When Hyatt went public in 2009, talent strategy underwent a significant change. “When we went public I was a little naive,” he said. “I’ve been here long enough as a private company, I’d forgotten what it was like to be public. So we went public and all of a sudden a lot of stakeholders started to come at us. I had a lot of people in the religious community writing here and asking us what our position was on human trafficking around the World Cup in South Africa. How else do you answer that except to say, ‘Well, we’re opposed to it.’ I realized as a public company we can’t just know that we’re doing the right things. We need to have a framework, policies, things that demonstrate to the outside world that that’s what we believe.”
That type of wholesale move carries risk and can potentially impact how talent is viewed and strategy is executed.

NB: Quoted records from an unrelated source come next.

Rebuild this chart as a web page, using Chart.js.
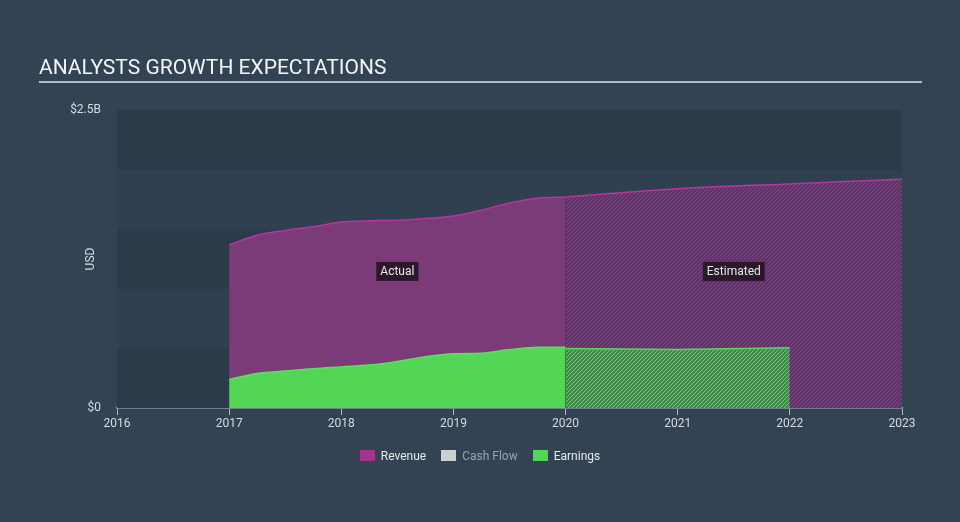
<!DOCTYPE html>
<html>
<head>
<meta charset="utf-8">
<script src="https://cdn.jsdelivr.net/npm/chart.js@4.4.0/dist/chart.umd.min.js"></script>
<style>
    html, body { margin: 0; padding: 0; background: #334353; }
    #wrap { position: relative; width: 960px; height: 522px; font-family: Roboto, sans-serif; }
    #title { position: absolute; left: 39px; top: 55px; font-size: 21px; color: #f2f4f6; }
    #rule { position: absolute; left: 39px; top: 81px; width: 883px; height: 2px; background: #b4bbc3; }
    #legend { position: absolute; left: 0; width: 960px; top: 449px; text-align: center; font-size: 12px; color: #e6e9ec; }
    #legend span { display: inline-block; margin: 0 6px; }
    #legend i { display: inline-block; width: 15px; height: 11px; vertical-align: -1px; margin-right: 6px; }
    canvas { position: absolute; left: 0; top: 0; }
</style>
</head>
<body>
<div id="wrap">
    <canvas id="chart" width="960" height="522"></canvas>
    <div id="title">ANALYSTS GROWTH EXPECTATIONS</div>
    <div id="rule"></div>
    <div id="legend">
        <span><i style="background:#a3358f"></i>Revenue</span>
        <span style="color:#9aa3ad"><i style="background:#cfcfcf"></i>Cash Flow</span>
        <span><i style="background:#53d655"></i>Earnings</span>
    </div>
</div>
<script>
var years = [2016, 2017, 2018, 2019, 2020, 2021, 2022, 2023];

var actualX = [2017, 2017.25, 2017.5, 2017.75, 2018, 2018.25, 2018.5, 2018.75, 2019, 2019.25, 2019.5, 2019.75, 2020];
var revenueActual = [1.37, 1.45, 1.49, 1.52, 1.56, 1.57, 1.575, 1.59, 1.61, 1.66, 1.72, 1.76, 1.77];
var earningsActual = [0.24, 0.29, 0.31, 0.33, 0.345, 0.36, 0.39, 0.43, 0.455, 0.46, 0.49, 0.51, 0.51];

var estX = [2020, 2021, 2022, 2023];
var revenueEst = [1.77, 1.84, 1.88, 1.92];
var earningsEst = [0.50, 0.49, 0.505];

var yTicks = [0, 2.5];
var bands = [[0, 0.5], [1, 1.5], [2, 2.5]];
var notes = [{ text: 'Actual', x: 2018.5, y: 1.15 }, { text: 'Estimated', x: 2021.5, y: 1.15 }];

function pts(xs, ys) {
    var out = [];
    for (var i = 0; i < ys.length; i++) out.push({ x: xs[i], y: ys[i] });
    return out;
}

function hatch(base, stripe) {
    var c = document.createElement('canvas');
    c.width = 4; c.height = 4;
    var g = c.getContext('2d');
    g.fillStyle = base;
    g.fillRect(0, 0, 4, 4);
    g.strokeStyle = stripe;
    g.lineWidth = 1;
    g.beginPath();
    g.moveTo(-1, 5); g.lineTo(5, -1);
    g.moveTo(-1, 1); g.lineTo(1, -1);
    g.moveTo(3, 5); g.lineTo(5, 3);
    g.stroke();
    return g.createPattern(c, 'repeat');
}

var backdrop = {
    id: 'backdrop',
    beforeDatasetsDraw: function(chart) {
        var ctx = chart.ctx, a = chart.chartArea, y = chart.scales.y;
        ctx.save();
        ctx.fillStyle = '#304050';
        ctx.fillRect(a.left, a.top, a.right - a.left, a.bottom - a.top);
        ctx.fillStyle = '#2d3a49';
        bands.forEach(function(b) {
            var t = y.getPixelForValue(b[1]), btm = y.getPixelForValue(b[0]);
            ctx.fillRect(a.left, t, a.right - a.left, btm - t);
        });
        ctx.restore();
    },
    afterDatasetsDraw: function(chart) {
        var ctx = chart.ctx, x = chart.scales.x, y = chart.scales.y;
        ctx.save();
        ctx.font = '12px Roboto, sans-serif';
        ctx.textAlign = 'center';
        ctx.textBaseline = 'middle';
        notes.forEach(function(n) {
            var px = x.getPixelForValue(n.x), py = y.getPixelForValue(n.y);
            var w = ctx.measureText(n.text).width + 8;
            ctx.fillStyle = 'rgba(35,20,35,0.9)';
            ctx.fillRect(px - w / 2, py - 9, w, 19);
            ctx.fillStyle = '#e8e8e8';
            ctx.fillText(n.text, px, py + 1);
        });
        ctx.translate(91, y.getPixelForValue(1.25));
        ctx.rotate(-Math.PI / 2);
        ctx.fillStyle = '#d5dae0';
        ctx.fillText('USD', 0, 0);
        ctx.restore();
    }
};

var ctx = document.getElementById('chart');
var chart = new Chart(ctx, {
    type: 'line',
    data: {
        datasets: [
            {
                label: 'Earnings',
                data: pts(actualX, earningsActual),
                borderColor: '#5ee05f',
                borderWidth: 1.5,
                backgroundColor: '#53d655',
                fill: 'origin',
                pointRadius: 0,
                cubicInterpolationMode: 'monotone',
                order: 0
            },
            {
                label: 'Earnings est',
                data: pts(estX, earningsEst),
                borderColor: '#56d65a',
                borderWidth: 1.5,
                backgroundColor: hatch('#3f8a47', '#62d765'),
                fill: 'origin',
                pointRadius: 0,
                order: 1
            },
            {
                label: 'Revenue',
                data: pts(actualX, revenueActual),
                borderColor: '#b3379f',
                borderWidth: 1.5,
                backgroundColor: '#7b3a78',
                fill: 'origin',
                pointRadius: 0,
                cubicInterpolationMode: 'monotone',
                order: 2
            },
            {
                label: 'Revenue est',
                data: pts(estX, revenueEst),
                borderColor: '#b3379f',
                borderWidth: 1.5,
                backgroundColor: hatch('#62336a', '#8c3c8e'),
                fill: 'origin',
                pointRadius: 0,
                cubicInterpolationMode: 'monotone',
                order: 3
            }
        ]
    },
    options: {
        responsive: false,
        animation: false,
        layout: { padding: { left: 47, right: 58, top: 110, bottom: 84 } },
        plugins: { legend: { display: false }, tooltip: { enabled: false } },
        scales: {
            x: {
                type: 'linear',
                min: years[0],
                max: years[years.length - 1],
                afterBuildTicks: function(s) { s.ticks = years.map(function(v) { return { value: v }; }); },
                afterFit: function(s) { s.height = 30; },
                ticks: { color: '#d5dae0', font: { size: 12, family: 'Roboto' }, padding: 2, callback: function(v) { return String(v); } },
                grid: { drawOnChartArea: false, drawTicks: true, tickLength: 7, color: '#aeb6bf' },
                border: { color: '#aeb6bf', width: 1.5 }
            },
            y: {
                min: 0,
                max: 2.5,
                afterBuildTicks: function(s) { s.ticks = yTicks.map(function(v) { return { value: v }; }); },
                afterFit: function(s) { s.width = 70; },
                ticks: { color: '#d5dae0', font: { size: 12, family: 'Roboto' }, padding: 8, callback: function(v) { return v === 0 ? '$0' : '$' + v + 'B'; } },
                grid: { display: false },
                border: { display: false }
            }
        }
    },
    plugins: [backdrop]
});
</script>
</body>
</html>
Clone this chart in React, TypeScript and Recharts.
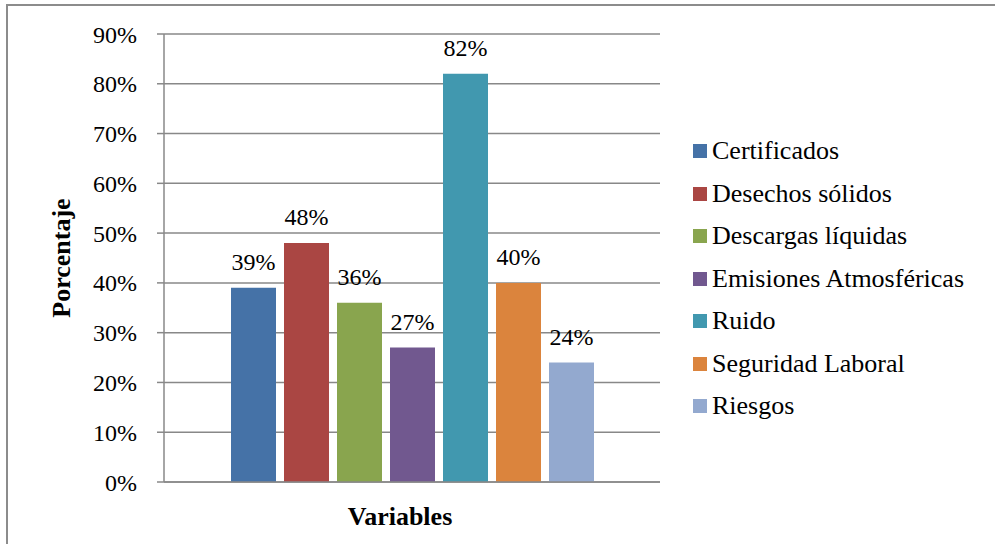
import React from 'react';
import { BarChart, Bar, XAxis, YAxis, CartesianGrid, LabelList, Label } from 'recharts';

const seriesNames = [
  'Certificados',
  'Desechos sólidos',
  'Descargas líquidas',
  'Emisiones Atmosféricas',
  'Ruido',
  'Seguridad Laboral',
  'Riesgos',
];
const seriesValues = [39, 48, 36, 27, 82, 40, 24];
const seriesColors = ['#4572A7', '#AA4643', '#89A54E', '#71588F', '#4198AF', '#DB843D', '#93A9CF'];
const yTicks = [0, 10, 20, 30, 40, 50, 60, 70, 80, 90];
const categories = [''];
const xTitle = 'Variables';
const yTitle = 'Porcentaje';

const FONT = "'Times New Roman', 'Liberation Serif', Tinos, serif";

const data = categories.map((c) => {
  const row: Record<string, string | number> = { name: c };
  seriesNames.forEach((n, i) => {
    row[n] = seriesValues[i];
  });
  return row;
});

export default function App() {
  return (
    <div style={{ position: 'absolute', left: 0, top: 0, width: 995, height: 544, background: '#fff', overflow: 'hidden', fontFamily: FONT }}>
      <div style={{ position: 'absolute', left: 6, top: 4, width: 1100, height: 700, borderLeft: '2px solid #8c8c8c', borderTop: '2px solid #8c8c8c' }} />
      <div style={{ position: 'absolute', left: 0, top: 0 }}>
        <BarChart
          width={995}
          height={544}
          data={data}
          margin={{ top: 34, right: 335, left: 0, bottom: 0 }}
          barSize={45}
          barGap={8}
          style={{ fontFamily: FONT }}
        >
          <CartesianGrid vertical={false} stroke="#888" strokeWidth={1.5} />
          <XAxis
            dataKey="name"
            height={62}
            tick={false}
            tickLine={false}
            axisLine={{ stroke: '#888', strokeWidth: 1.5 }}
          >
            <Label
              content={(props: any) => {
                const vb = props.viewBox || { x: 0, y: 0, width: 0, height: 0 };
                return (
                  <text
                    x={vb.x + vb.width / 2 - 12}
                    y={vb.y + 43}
                    textAnchor="middle"
                    style={{ fontFamily: FONT, fontWeight: 'bold', fontSize: 26 }}
                    fill="#000"
                  >
                    {xTitle}
                  </text>
                );
              }}
            />
          </XAxis>
          <YAxis
            width={164}
            domain={[0, 90]}
            ticks={yTicks}
            interval={0}
            tickFormatter={(v: number) => `${v}%`}
            tickSize={7}
            tickMargin={20}
            tick={{ fontSize: 24, fill: '#000', style: { fontFamily: FONT } }}
            tickLine={{ stroke: '#888', strokeWidth: 1.5 }}
            axisLine={{ stroke: '#888', strokeWidth: 1.5 }}
          >
            <Label
              content={(props: any) => {
                const vb = props.viewBox || { x: 0, y: 0, width: 0, height: 0 };
                const cx = vb.x + 61;
                const cy = vb.y + vb.height / 2;
                return (
                  <text
                    x={cx}
                    y={cy}
                    transform={`rotate(-90, ${cx}, ${cy})`}
                    textAnchor="middle"
                    dominantBaseline="central"
                    style={{ fontFamily: FONT, fontWeight: 'bold', fontSize: 26 }}
                    fill="#000"
                  >
                    {yTitle}
                  </text>
                );
              }}
            />
          </YAxis>
          {seriesNames.map((n, i) => (
            <Bar key={n} dataKey={n} fill={seriesColors[i]} isAnimationActive={false}>
              <LabelList
                dataKey={n}
                position="top"
                offset={18}
                formatter={(v: any) => `${v}%`}
                fill="#000"
                fontSize={24}
                style={{ fontFamily: FONT }}
              />
            </Bar>
          ))}
        </BarChart>
      </div>
      <div style={{ position: 'absolute', left: 693, top: 130 }}>
        {seriesNames.map((n, i) => (
          <div key={n} style={{ height: 42.5, display: 'flex', alignItems: 'center', whiteSpace: 'nowrap' }}>
            <span style={{ display: 'inline-block', width: 14, height: 14, background: seriesColors[i], marginRight: 5 }} />
            <span style={{ fontFamily: FONT, fontSize: 26, color: '#000' }}>{n}</span>
          </div>
        ))}
      </div>
    </div>
  );
}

Lilith Christiansen, vice president and co-lead of the organization development practice at management consulting firm Kaiser Associates, said it can be easier to invest in culture and people programs in a privately held organization because there’s no need to defend the resource spending to outside investors.
“The fact that Hyatt made this transition in a successful way and we haven’t seen any bleeps in terms of news around a degradation of their service and culture says a lot,” she said. “I suspect it has something to do with how core their culture is to their success and their ability to deliver client service. It hasn’t been a place that investors have looked to make improvements or changes.”
Moving from a private, family-owned to a publicly traded company creates a different organization, said Mark Demich, vice president of leadership and organization development at Hyatt. Once the dust settled, Demich worked with Webb as well as other business and HR leaders to put together a global review process for top talent.
“We have a base criteria on how we measure leaders, a process by which we do the measurement, and then we have the actual conversation with the executive team about all of the talent at that level to understand that talent from a succession standpoint, to understand how deep that talent pool is and where leaders across the organization might come from that we hadn’t seen before for future opportunities,” he said.
Leadership at all levels is fast becoming an organizational norm. Take the front doorman of Chicago’s Park Hyatt Hotel. “I love this guy,” Webb said. “He is the absolute personification of Hyatt and a leader in the company. I want 90,000 people just like him.
“The future is providing development for those 90,000 people so they can continue to be the stewards of our culture and of our brand, so that every time they come into contact with each other, with a guest, that guest or colleague walks away feeling more engaged, more loyal and more cared about than before the interaction. I’m trying to figure out how to bottle that. I haven’t quite gotten there yet, but that’s the goal.”